Now my question is, are we verging towards elitist tourism? ’cause that’s pretty much where Rwanda has gone. You see all the, the lodges are all top end. And look, I’m unashamedly elitist. But it does bother me that all these beautiful places are gonna really only be kept for people who can afford to get there.

And this doesn’t take into account Kenya nationals because they have access to their parks at domestic park fee levels, which are very affordable and very digestible and should remain as such. So that’s a given. But when it comes to international visitors, is it only the very wealthy that are gonna be able to see a gorilla, stay in a beautiful five-star lodge and pay $1,500?

That bothers me as well.

And obviously a great chunk of the business in, in East Africa, out of Arusha and out of Nairobi is the wheels business where operators don’t own beds. They just own many, many, many, many, many vehicles and they need to fill these vehicles and push them into the, into these parks. So they are really only coming in for three months of the year and they bring guests at a much more affordable rate. So how do we find this balance between keeping these parks just for those who can afford it and making sure that everybody has a chance to see them? And I’m talking internationally because locally, I’m happy to say that domestic tourism is strong in the Mara in, in my country of South Africa, the Kruger Park thrives on South Africans going there to see their park.

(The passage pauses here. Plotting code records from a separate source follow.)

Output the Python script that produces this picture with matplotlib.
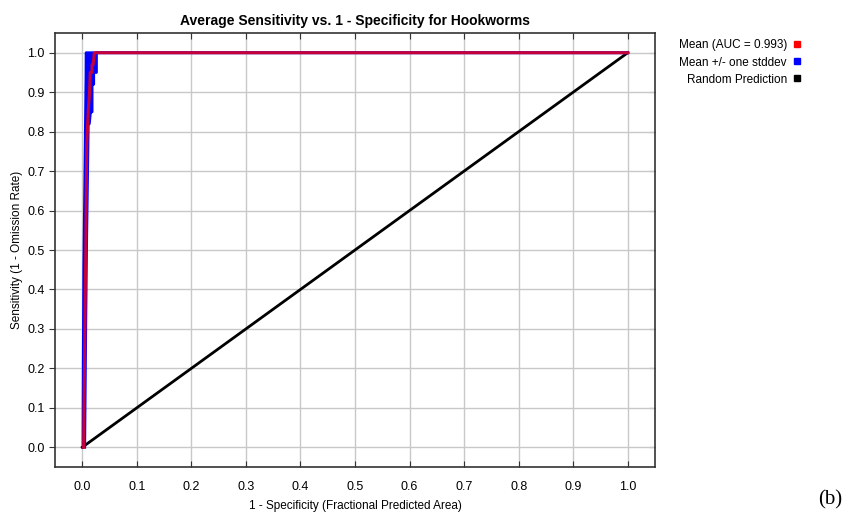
import numpy as np
import matplotlib.pyplot as plt
from matplotlib.lines import Line2D

# -----------------------------
# DATA
# -----------------------------
mean_x = [0.0024, 0.004, 0.0064, 0.0082, 0.011, 0.0133, 0.0146, 0.0177, 0.018, 0.020, 0.022, 1.0]
mean_y = [0.0, 0.195, 0.50, 0.767, 0.855, 0.90, 0.95, 0.95, 0.97, 0.97, 1.0, 1.0]

upper_x = [0.0012, 0.0018, 0.0028, 0.0045, 0.0058, 0.0068, 0.0070, 1.0]
upper_y = [0.0, 0.22, 0.46, 0.66, 0.82, 0.94, 1.0, 1.0]

lower_x = [0.0045, 0.0060, 0.0078, 0.0090, 0.0100, 0.0110, 0.0130, 0.0150, 0.0180,
           0.0180, 0.0210, 0.0210, 0.0260, 0.0260, 1.0]
lower_y = [0.0, 0.25, 0.50, 0.62, 0.72, 0.82, 0.82, 0.85, 0.85,
           0.92, 0.92, 0.95, 0.95, 1.0, 1.0]

random_x = [0.0, 1.0]
random_y = [0.0, 1.0]

ticks = np.round(np.arange(0, 1.01, 0.1), 1)
tick_labels = [f"{t:.1f}" for t in ticks]

legend_labels = ["Mean (AUC = 0.993)", "Mean +/- one stddev", "Random Prediction"]
legend_colors = ["#ff0000", "#0000ff", "#000000"]

# -----------------------------
# PLOT
# -----------------------------
plt.rcParams["font.family"] = ["Liberation Sans", "DejaVu Sans"]

fig = plt.figure(figsize=(8.54, 5.19), dpi=100)
ax = fig.add_axes([0.0644, 0.1002, 0.7026, 0.8362])

ax.plot(random_x, random_y, color="black", linewidth=2, zorder=2)

band_x = np.r_[upper_x, lower_x[::-1]]
band_y = np.r_[upper_y, lower_y[::-1]]
ax.fill(band_x, band_y, color="#0000ff", linewidth=0, zorder=3)
ax.plot(upper_x, upper_y, color="#0000ff", linewidth=2, zorder=3)
ax.plot(lower_x, lower_y, color="#0000ff", linewidth=2, zorder=3)
ax.plot(mean_x, mean_y, color="#ff0000", linewidth=2.2, alpha=0.78, zorder=4)

ax.set_xlim(-0.05, 1.05)
ax.set_ylim(-0.05, 1.05)
ax.set_xticks(ticks)
ax.set_yticks(ticks)
ax.set_xticklabels(tick_labels)
ax.set_yticklabels(tick_labels)
ax.grid(color="#c8c8c8", linewidth=1)
ax.set_axisbelow(True)

ax.tick_params(axis="x", direction="in", top=True, bottom=True, length=4,
               labelsize=9, pad=10, colors="#333333", labelcolor="black")
ax.tick_params(axis="y", direction="out", left=True, right=False, length=4,
               labelsize=9, colors="#333333", labelcolor="black")
# right side ticks point inwards
sec = ax.secondary_yaxis("right")
sec.set_yticks(ticks)
sec.set_yticklabels([])
sec.tick_params(direction="in", length=4, colors="#333333")
sec.spines["right"].set_visible(False)

for sp in ax.spines.values():
    sp.set_color("#333333")
    sp.set_linewidth(1.2)

ax.set_title("Average Sensitivity vs. 1 - Specificity for Hookworms",
             fontsize=10, fontweight="bold", pad=6)
ax.set_xlabel("1 - Specificity (Fractional Predicted Area)", fontsize=8.5, labelpad=5)
ax.set_ylabel("Sensitivity (1 - Omission Rate)", fontsize=8.5, labelpad=3)

# legend to the right, text right-aligned with coloured squares
for i, (lab, col) in enumerate(zip(legend_labels, legend_colors)):
    y = 1 - (45 + 17.5 * i) / 519
    fig.text(787 / 854, y, lab, ha="right", va="center", fontsize=8.5)
    fig.add_artist(Line2D([797 / 854], [y + 1.5 / 519], marker="s", markersize=4.5,
                          color=col, linestyle="none", transform=fig.transFigure))

fig.text(830 / 854, 1 - 500 / 519, "(b)", ha="center", va="center",
         fontsize=15, family="Liberation Serif")

plt.savefig("out.png", dpi=100)
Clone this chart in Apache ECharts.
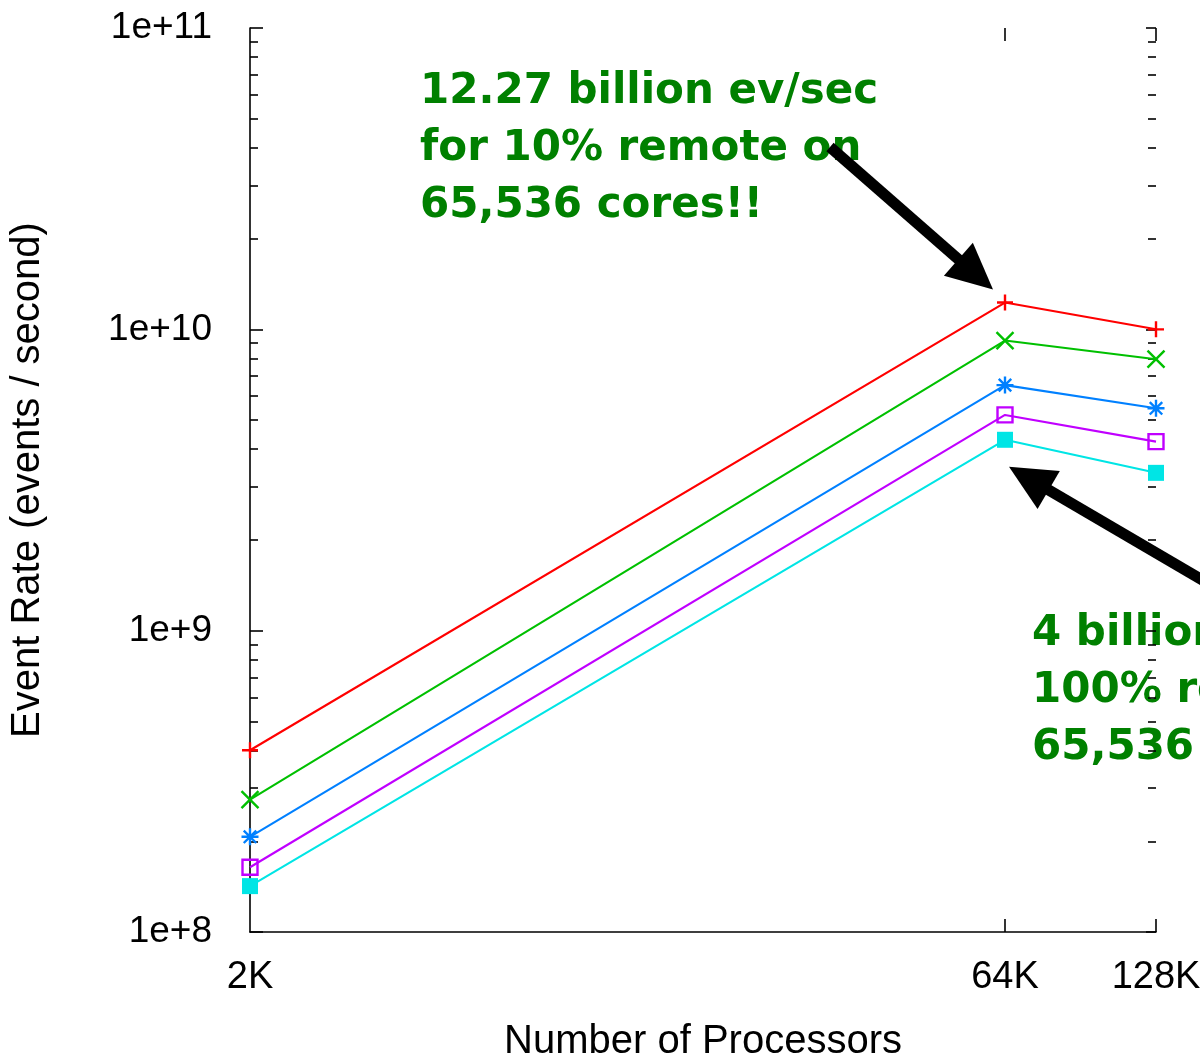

But we can keep pushing those park fees as long as government’s guests can afford to pay for them, but there will be a breaking point where guests can’t pay for them and other lodges can’t. Now that impacts on those lodges, impacts on their business, impacts on the staff that work there. So it is a fine balance. We dance between raindrops on this matter of, of keeping these beautiful places just for people who can afford to go there.

Joss: I think that’s a really good middle ground. You asked what’s happened in Kenya, I mean. As Nicky knows, well, these crossing videos like the one that led to this podcast have been happening all the time and regularly, uh, overcrowding of crossing sites, you know, uh, unregulated on both sides of the border.

But in Kenya, the government and the Mara Conservancy itself reacted to that. So it wasn’t just, I think the increase in park fees. It was right, we’re gonna increase park fees, we’re gonna control this better. We actively manage the situation. It’s definitely improved on the Kenyan side of the border. By that active management, we’ve seen volumes much lower in Kichwa or Bateleur camp, which is the higher priced camp next to it. We’ve seen the volumes of, of guests drop off.

That’s fine in a way, depending on what the landing point is and, and I think there’s other places in the world that have shown a way that way. ’cause we operate in Bhutan as well. We have a camp up in Thimphu Valley and Bhutan watching Bhutan’s government policy of restricting access and making you really want to come. If you want to come, you’re gonna have to save some money. So it isn’t just for the rich. I kind of believe in that philosophy that it can’t be open systems to everyone. I totally take Nicky’s point, but for local citizens, we’ve gotta get more of them into the parks.

You can see this across all of Africa. So put that aside.

But these, these places are very valuable and you can’t allow just free access where it overrides all the resources that there are — some strategy around resource allocation, around vehicle density. Lodge densities draws on all of the resources that it takes to run those. And so I do think that the increase in park fees, if it’s combined with much tighter government regulations and policies that are actually enforced, and that’s a different matter. That tightening and the exclusivity piece without becoming totally exclusive is a good thing. It has to be in the long run.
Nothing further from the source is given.